Selon le dernier recensement de Statistique Canada, 15,6 % de la population autochtone déclarait en 2016 pouvoir « soutenir une conversation dans une langue autochtone ». En comparaison, ce pourcentage était de 21,4 % en 2006, selon la même source. Statistique Canada souligne toutefois que « de nombreuses personnes, particulièrement des jeunes, apprennent des langues autochtones comme langues secondes », notant une hausse de 3,1 % entre 2006 et 2016.

Plusieurs défis linguistiques

La complexité des langues autochtones et les différents dialectes qui en découlent représentent les principaux défis de l’équipe de chercheurs du CRIM.

« Le cri est une langue qu’on retrouve d’un bout à l’autre du Canada, mais elle compte une dizaine de dialectes au moins.
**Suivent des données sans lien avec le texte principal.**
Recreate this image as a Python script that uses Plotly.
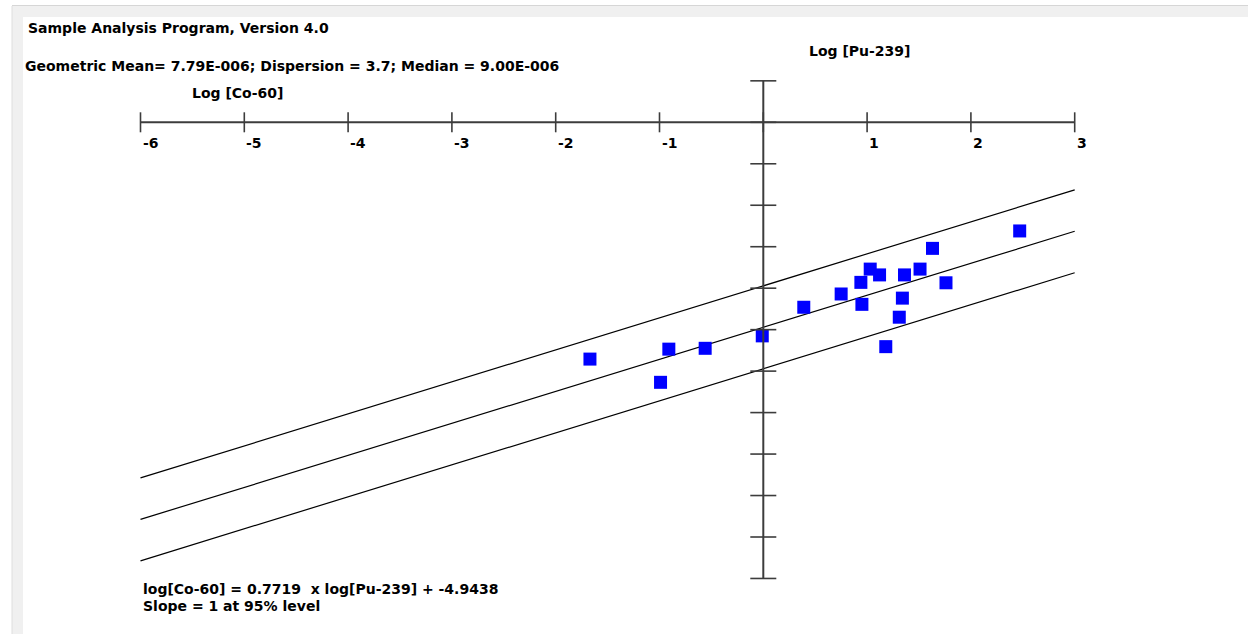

Même le système d’écriture est différent. »

Gilles Boulianne

Par ailleurs, ces langues sont pour la plupart des langues dites « agglutinantes » – comme le turc, le coréen, le japonais, le basque ou même le swahili – dans lesquelles des phrases sont formées en joignant à la racine d’un mot un ou plusieurs suffixes appropriés. « Ainsi, un mot en inuktitut sera traduit en une phrase entière en anglais ou en français », souligne Patrick Littell, conseiller au CNRC dans une note publiée en août dernier.

Selon ce dernier, pour traduire la phrase « Bien qu’il n’ait pas beaucoup neigé, je ne vais pas sortir », par exemple, un Inuktitut utilisera deux mots : « Qanniqlaunngikkalauqtuqlu aninngittunga ».

Cette réalité rend la recherche basée sur les mots-clés plus difficiles, d’après Antonia Leney-Granger, agente de communications du CRIM. « Les dictionnaires pourraient ainsi s’étendre à l’infini si on prenait en compte toutes les variations possibles », dit-elle. « Détecter un mot spécifique quand le même mot peut être utilisé dans plusieurs contextes différents, c’est là tout le défi », ajoute-t-elle.

Ces nouvelles technologies devront être prêtes en mars 2020 et seront mises à la disposition des communautés sous forme de logiciel libre, selon le CNRC.